Contingencies of reinforcement; a theoretical analysis (1969)において、スキナーは、
“The interrelations among S(D), R,S(rein) compose the contingencies of reinforcement.”
と述べている。
(D)は弁別刺激の弁別(discriminative)の頭文字で識別とか区別という意味。(rein)はreinforcer(強化子)のrein。強化子(reinforcer)とは、反応強化の原因となった結果のこと。
「弁別刺激と反応と強化子の相関関係がcontingencies of reinforcementを構成する」
と日本語訳してみると、
contingencies は構成要素を指すことになり、事項とか、事象のほうがふさわしい。
「弁別刺激と反応と強化子の相関関係が強化の随伴事項を構成する」

強化の随伴性→強化の随伴事項

少しは良くなったように思えるが、何かが足りない。

コンティンジェンシーの起源は一触即発

contingencyという英単語を分解して語源をたどると、con(一緒に)+ting(触れる)だから、一触即発という意味にたどり着く。

確かに”contingencies of reinforcement”を構成する三項(刺激、反応、結果)はお互い直前、直後に起きていなければならない。
刺激と反応の間や、反応と結果の間に時間差があると、その時間に他の要素が介入してくる可能性が高くなるからだ。

ここを訳出すると、即発とか相即という言葉も含めたくなる。

随伴事項→即発随伴事項と訳すのはどうだろうか?

随伴性とは縁なのか?

随伴性を「縁」と訳した例もある。

自覚せざる仏教徒としてのスキナー : 随伴性とは縁である
J-STAGE

縁とは仏教用語で、結果を生じさせる間接的原因という意味だが、間接的原因と結果の関係性について考えると、縁起という言葉も想起される。

関係性は同時に起きるのか(synchronique 共時的)。
関係性は時間差で起きるのか(diachronique 通時的)
「縁起」という仏教用語にも解釈は複数ある。

interdependent co-arisingを縁起の訳語にあてると、共起的となるが、時間差に着目すると、原因があり次に結果がくる。時間の長さについては問題になっていない。

ただ、時間差が非常に短いのが”contingencies of reinforcement”の特徴である。
縁や、縁起には非常に短い時間差で起きる因果関係という意味はなさそうだ。

ならば、縁起の「起」を先ほどの訳語に含めて、

即発随起事項、即発随起事象などと訳すのがいいと思うがどうだろう?

contingencyの多様性に富んだ意味

コンティンジェンシーは様々な分野で使われる言葉なので紛らわしい。

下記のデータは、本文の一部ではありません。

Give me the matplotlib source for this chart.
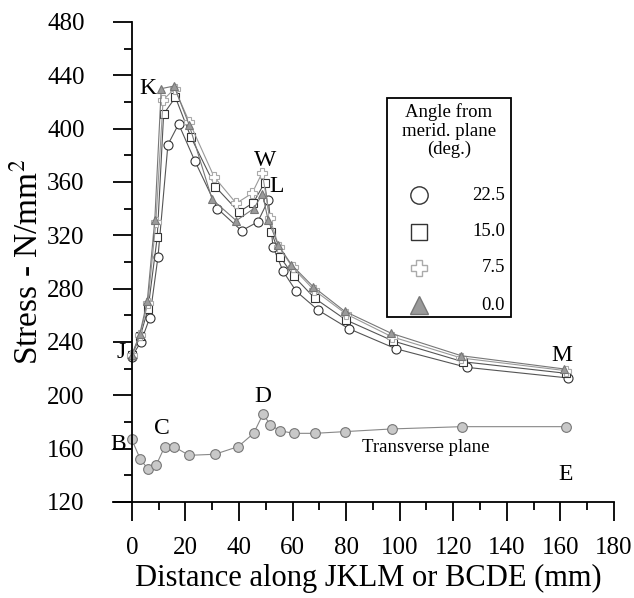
import numpy as np
import matplotlib
matplotlib.use("Agg")
import matplotlib.pyplot as plt
from matplotlib.patches import Rectangle

plt.rcParams["font.family"] = ["Liberation Serif", "DejaVu Serif"]
plt.rcParams["mathtext.fontset"] = "stix"

# meridional plane, one series per angle (deg.)
x_225 = [0, 3.4, 6.7, 9.8, 13.5, 17.5, 23.5, 32, 41, 47, 51, 52.7, 56.5, 61.4, 69.5, 81, 98.5, 125, 163]
y_225 = [229, 240, 258, 304, 388, 403.5, 376, 340, 323.5, 330, 346.5, 311.5, 293, 278, 264, 250, 235, 221, 213]

x_150 = [0, 3.2, 6.1, 9.5, 11.9, 16.3, 22, 31.2, 40, 45.4, 49.6, 52.1, 55.5, 60.4, 68.3, 80, 97.5, 123.6, 162.2]
y_150 = [230, 244.5, 265, 318.5, 411, 423.5, 394, 356.5, 337.5, 344.5, 359.5, 322.7, 303.5, 289.5, 272.8, 256.5, 240.8, 225.2, 216.5]

x_75 = [0, 3, 6, 9, 11.7, 16, 21.5, 30.7, 39, 44.9, 48.7, 51.5, 55, 60, 68, 80, 97, 123, 162]
y_75 = [230, 245, 269, 330, 421.5, 430, 405, 364, 344, 351.5, 367, 333, 311, 296, 279, 261, 244, 228, 218.5]

x_00 = [0, 3, 5.8, 8.6, 11, 15.8, 21.4, 30, 39, 45.5, 48.8, 50.9, 54.6, 59.6, 67.7, 79.5, 96.9, 123, 161.3]
y_00 = [230, 246, 271, 331.5, 430, 432, 403, 347, 331, 340, 351, 331.5, 313, 298, 281.5, 263, 246.5, 229.7, 219.8]

# transverse plane (BCDE)
x_tr = [0, 3.2, 6.1, 9.2, 12.3, 15.7, 21.4, 31, 39.7, 45.5, 49, 51.7, 55.2, 60.4, 68.3, 79.7, 97.1, 123.2, 162.2]
y_tr = [167, 152, 144.7, 148, 161.5, 161.5, 155, 155.8, 161.5, 171.5, 186, 178, 173.5, 171.5, 171.5, 172.8, 174.8, 176.5, 176.5]

legend_values = ["22.5", "15.0", "7.5", "0.0"]

# point labels: (text, x, y)
point_labels = [
    ("K", 6, 430), ("W", 49.6, 376), ("L", 54, 357), ("M", 160.5, 230),
    ("J", -4, 232), ("B", -5, 163.5), ("C", 11.2, 175.5), ("D", 49, 199.5),
    ("E", 162, 141),
]

styles = [
    dict(marker="o", ms=6.5, mfc="white", mec="#333333", color="#555555"),
    dict(marker="s", ms=5.8, mfc="white", mec="#333333", color="#555555"),
    dict(marker="P", ms=6.5, mfc="white", mec="#aaaaaa", color="#999999"),
    dict(marker="^", ms=6, mfc="#9a9a9a", mec="#777777", color="#777777"),
]

fig = plt.figure(figsize=(6.34, 5.98), dpi=100)
ax = fig.add_axes([113 / 634, 96 / 598, 501 / 634, 480 / 598])

for (xs, ys), st in zip([(x_225, y_225), (x_150, y_150), (x_75, y_75), (x_00, y_00)], styles):
    ax.plot(xs, ys, lw=0.8, mew=0.8, **st)

ax.plot(x_tr, y_tr, color="#888888", lw=0.8, marker="o", ms=7,
        mfc="#c8c8c8", mec="#777777", mew=0.8)

for txt, tx, ty in point_labels:
    ax.text(tx, ty, txt, fontsize=17, ha="center", va="center")
ax.text(109.7, 160.5, "Transverse plane", fontsize=13.5, ha="center", va="center")

ax.set_xlim(-7, 180)
ax.set_ylim(120, 480)
ax.spines["left"].set_position(("data", 0))
ax.spines["top"].set_visible(False)
ax.spines["right"].set_visible(False)
for s in ("left", "bottom"):
    ax.spines[s].set_linewidth(1.3)

ax.set_xticks(np.arange(0, 181, 20))
ax.set_xticks(np.arange(10, 181, 20), minor=True)
ax.set_yticks(np.arange(120, 481, 40))
ax.set_yticks(np.arange(140, 481, 40), minor=True)
ax.tick_params(which="major", length=14, width=1.3, labelsize=18, direction="out")
ax.tick_params(which="minor", length=6, width=1.3, direction="out")
ax.tick_params(axis="y", which="major", pad=20)
ax.tick_params(axis="x", which="major", pad=11)

ax.set_xlabel("Distance along JKLM or BCDE (mm)", fontsize=22)
ax.xaxis.set_label_coords(0.509, -0.13)
ax.set_ylabel("Stress - N/mm$^2$", fontsize=24)
ax.yaxis.set_label_coords(-0.136, 0.50)

# legend box
lax = fig.add_axes([387 / 634, (598 - 317) / 598, 124 / 634, 219 / 598])
lax.set_xlim(0, 124)
lax.set_ylim(219, 0)
lax.axis("off")
lax.add_patch(Rectangle((0, 0), 124, 219, fill=False, lw=1.3, ec="black", clip_on=False))
lax.text(62, 33, "Angle from\nmerid. plane\n(deg.)", fontsize=13.5, ha="center",
         va="center", linespacing=1.1)
rows = [97, 134, 170, 207]
leg_ms = [12.5, 12, 12, 13]
for yy, val, st, ms in zip(rows, legend_values, styles, leg_ms):
    lax.plot([32], [yy], marker=st["marker"], ms=ms, mfc=st["mfc"], mec=st["mec"],
             mew=1.0, clip_on=False, ls="none")
    lax.text(118, yy, val, fontsize=13.5, ha="right", va="center")

fig.savefig("out.png", dpi=100)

でもよく理解しておけば使用する機会は多いし、便利である。

仕事の成功報酬もcontingencyだし、不動産売買におけるキャンセル条項もcontingencyである。

いずれにせよ、共通しているのは、ある条件を満たした後に発生する事柄をコンティンジェンシーと呼ぶということだ。

ここを押さえておけばコンティンジェンシーという単語に出会っても、文脈から意味を把握するのは難しくない。